The game still surprises me from time to time, and after 36 hours I feel there are still some bits that I haven't explored at all (I've yet to have a proper space battle or attack a capital ship for example), but I think the game has some fundamental problems that need a major rehaul, to the point of maybe doing another hard reset of the universe down the line.
Since I've spent most of the time looking at upgrading my stuff, most of my gameplay has been on land (and it seems most of the game in general is designed with that in mind), but the sense of progression is seemingly tied to what your gear is at the moment, and the entire universe feels like it's adapting to your current status. So ships become better and more valuable the more your own ship is leveled up, as opposed to progression being spread out spatially/regionally throughout the galaxy, like finding stranger and better ships the closer you are to the galactic center. Adding the fact that most planets are packed full of all types of structures, every one of them, is probably the greatest hit to the exploration aspect of the game.
It feels like they made some last minute decisions to try and make the game give more immediate and more frequent rewards in shorter spans of time, so for example I ended up spending more time on a single planet and pretty much upgraded more than half of my Exosuit inventory slots on that one planet, which is completely crazy to me. Such a thing should not have been made possible in the first place. Once I started making a few more hyperjumps to other systems and when I relieved myself a bit more of the burdens of a small inventory, it became much more apparent to me that this game should probably be played with much more frequent hyperjumps and visiting only like a half a dozen POIs per planet, to keep things fresh. Which is funny, because I thought that's what the game was all about while following the pre-release info, but the game pretty much stops you from doing that at every turn and at the same time enables you to "progress" by staying in one place.

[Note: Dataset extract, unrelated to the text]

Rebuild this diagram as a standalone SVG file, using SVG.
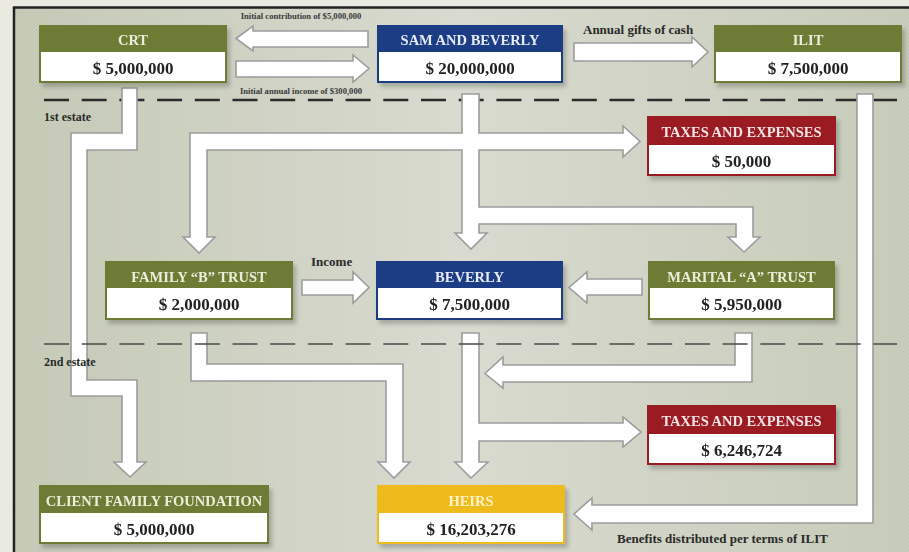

On one side, it has some very oldschool-feeling design decisions, as someone previously mentioned, a lot of the lore-based and terminal POIs are reminiscent of text adventures, choose your own adventure books or tabletop games (very much in the vein of FTL, for example), and the entire minimalist approach does remind me of very old action adventure games, but the newer survival and inventory elements kinda ruin the sense of mystery, mostly because the moments that are supposed to be more spread out and far inbetween are extremely condensed, all packed into almost each and every planet, so the mystery and uniqueness is gone.
For one, I think they did a pretty decent job with the planets, even though there are a lot of repeating elements, each planet still feels reasonably unique and I'm genuinely interested in walking around. It's just that after a few seconds, I see an outpost, a temple and an obelisk a few kilometers from one another, and the illusion is gone.
Basically, the "dungeons" in this game are not varied, or I should say distinguishable enough mechanically from one another to make a difference. The elements are there, so if I land on a dangerously radioactive planet, I should expect it to kill me in less than a minute, maybe longer if I have some protection, but I should also expect it to be littered with a rare element or two - and not much else. Rather, in my 36 hours of gameplay so far, I have died a total of two times, both times in space because my large inventory ship was full of valuable cargo and was gunned down by pirates. Not a single death on planet, so clearly there's a problem with the survival aspect. So like there are Gravitino Ball planets, there should be rare outpost planets, crashed ships planets, suit upgrade planets, temple planets, creature planets, or rather have these be the prevailing elements on those planets, with other tidbits scarcely scattered here and there.
The only real challenge in this game is the lack of inventory space, interstellar travel speed and to an extent the lack of resources (but is closely tied to inventory anyway). The game wants to be about survival, but it also doesn't, it wants to be about exploration, but it stops you from doing that at every turn, be it by the refueling costs, sucking out the joy out of flying or by filling each planet with almost everything all at once. I don't really see how adding personal freighters or base building will help this game in the long run, without first fundamentally changing some core elements.
All that being said, it still has some hooks if you make some of the tedium less limiting by grinding and expanding your cargo space. I've only just started following the Atlas path, I love the looks of those interiors and how much they contrast the planetary visuals, I've yet to even think about going to the galactic center, go into space battles, black holes or even see what a four and five star Sentinel alert looks like, but they are sadly minor goals enveloped by problematic fundamentals. I still think I'll squeeze out some fun out of this game, so we'll see.